'''
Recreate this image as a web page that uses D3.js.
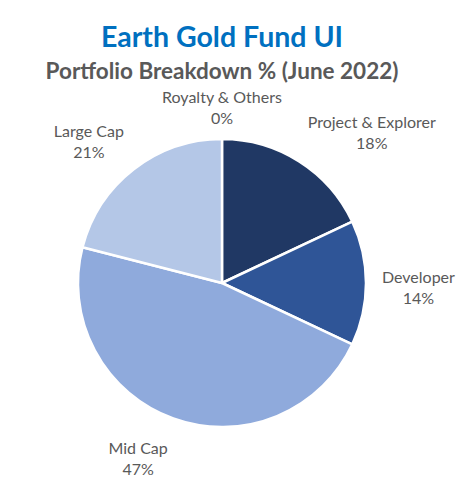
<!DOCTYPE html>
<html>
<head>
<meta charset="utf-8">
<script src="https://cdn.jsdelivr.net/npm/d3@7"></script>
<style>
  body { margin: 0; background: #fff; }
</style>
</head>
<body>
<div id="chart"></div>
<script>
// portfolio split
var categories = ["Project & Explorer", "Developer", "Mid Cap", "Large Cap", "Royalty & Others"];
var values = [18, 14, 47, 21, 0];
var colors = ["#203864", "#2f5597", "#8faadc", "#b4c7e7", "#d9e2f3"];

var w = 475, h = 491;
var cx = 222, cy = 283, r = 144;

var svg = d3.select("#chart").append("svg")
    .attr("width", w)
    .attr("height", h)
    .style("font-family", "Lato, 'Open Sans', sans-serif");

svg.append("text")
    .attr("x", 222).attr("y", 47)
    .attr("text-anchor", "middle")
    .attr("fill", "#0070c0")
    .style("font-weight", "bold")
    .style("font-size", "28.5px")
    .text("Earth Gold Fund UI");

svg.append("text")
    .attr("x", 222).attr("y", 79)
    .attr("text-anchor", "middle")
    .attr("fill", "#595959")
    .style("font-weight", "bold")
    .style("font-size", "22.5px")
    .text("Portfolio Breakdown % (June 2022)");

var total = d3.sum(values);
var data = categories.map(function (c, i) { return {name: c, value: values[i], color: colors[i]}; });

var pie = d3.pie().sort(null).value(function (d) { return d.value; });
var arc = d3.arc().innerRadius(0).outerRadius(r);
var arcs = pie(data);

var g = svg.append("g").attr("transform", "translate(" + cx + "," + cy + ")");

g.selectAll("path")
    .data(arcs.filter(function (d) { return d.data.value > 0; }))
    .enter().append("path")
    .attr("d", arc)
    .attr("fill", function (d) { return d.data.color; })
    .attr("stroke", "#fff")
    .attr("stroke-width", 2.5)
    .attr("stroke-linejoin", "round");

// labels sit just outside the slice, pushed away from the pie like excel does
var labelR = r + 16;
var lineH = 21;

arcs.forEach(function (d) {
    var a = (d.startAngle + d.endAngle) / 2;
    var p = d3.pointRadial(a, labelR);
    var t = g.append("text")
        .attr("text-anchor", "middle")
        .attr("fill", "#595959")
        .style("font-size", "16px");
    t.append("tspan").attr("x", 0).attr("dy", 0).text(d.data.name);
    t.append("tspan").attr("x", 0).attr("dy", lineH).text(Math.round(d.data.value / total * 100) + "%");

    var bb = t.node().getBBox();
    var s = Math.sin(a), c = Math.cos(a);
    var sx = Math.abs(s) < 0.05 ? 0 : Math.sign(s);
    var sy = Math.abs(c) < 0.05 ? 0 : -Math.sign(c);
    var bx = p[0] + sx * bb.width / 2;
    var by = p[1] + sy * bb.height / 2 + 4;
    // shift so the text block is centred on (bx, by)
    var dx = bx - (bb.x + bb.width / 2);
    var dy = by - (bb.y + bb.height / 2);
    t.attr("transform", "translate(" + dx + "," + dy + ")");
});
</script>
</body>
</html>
'''
#### Task directions
Repeat the listing above exactly, with no pictures.

#### Answer below
Recreate this image as a web page that uses D3.js.
<!DOCTYPE html>
<html>
<head>
<meta charset="utf-8">
<script src="https://cdn.jsdelivr.net/npm/d3@7"></script>
<style>
  body { margin: 0; background: #fff; }
</style>
</head>
<body>
<div id="chart"></div>
<script>
// portfolio split
var categories = ["Project & Explorer", "Developer", "Mid Cap", "Large Cap", "Royalty & Others"];
var values = [18, 14, 47, 21, 0];
var colors = ["#203864", "#2f5597", "#8faadc", "#b4c7e7", "#d9e2f3"];

var w = 475, h = 491;
var cx = 222, cy = 283, r = 144;

var svg = d3.select("#chart").append("svg")
    .attr("width", w)
    .attr("height", h)
    .style("font-family", "Lato, 'Open Sans', sans-serif");

svg.append("text")
    .attr("x", 222).attr("y", 47)
    .attr("text-anchor", "middle")
    .attr("fill", "#0070c0")
    .style("font-weight", "bold")
    .style("font-size", "28.5px")
    .text("Earth Gold Fund UI");

svg.append("text")
    .attr("x", 222).attr("y", 79)
    .attr("text-anchor", "middle")
    .attr("fill", "#595959")
    .style("font-weight", "bold")
    .style("font-size", "22.5px")
    .text("Portfolio Breakdown % (June 2022)");

var total = d3.sum(values);
var data = categories.map(function (c, i) { return {name: c, value: values[i], color: colors[i]}; });

var pie = d3.pie().sort(null).value(function (d) { return d.value; });
var arc = d3.arc().innerRadius(0).outerRadius(r);
var arcs = pie(data);

var g = svg.append("g").attr("transform", "translate(" + cx + "," + cy + ")");

g.selectAll("path")
    .data(arcs.filter(function (d) { return d.data.value > 0; }))
    .enter().append("path")
    .attr("d", arc)
    .attr("fill", function (d) { return d.data.color; })
    .attr("stroke", "#fff")
    .attr("stroke-width", 2.5)
    .attr("stroke-linejoin", "round");

// labels sit just outside the slice, pushed away from the pie like excel does
var labelR = r + 16;
var lineH = 21;

arcs.forEach(function (d) {
    var a = (d.startAngle + d.endAngle) / 2;
    var p = d3.pointRadial(a, labelR);
    var t = g.append("text")
        .attr("text-anchor", "middle")
        .attr("fill", "#595959")
        .style("font-size", "16px");
    t.append("tspan").attr("x", 0).attr("dy", 0).text(d.data.name);
    t.append("tspan").attr("x", 0).attr("dy", lineH).text(Math.round(d.data.value / total * 100) + "%");

    var bb = t.node().getBBox();
    var s = Math.sin(a), c = Math.cos(a);
    var sx = Math.abs(s) < 0.05 ? 0 : Math.sign(s);
    var sy = Math.abs(c) < 0.05 ? 0 : -Math.sign(c);
    var bx = p[0] + sx * bb.width / 2;
    var by = p[1] + sy * bb.height / 2 + 4;
    // shift so the text block is centred on (bx, by)
    var dx = bx - (bb.x + bb.width / 2);
    var dy = by - (bb.y + bb.height / 2);
    t.attr("transform", "translate(" + dx + "," + dy + ")");
});
</script>
</body>
</html>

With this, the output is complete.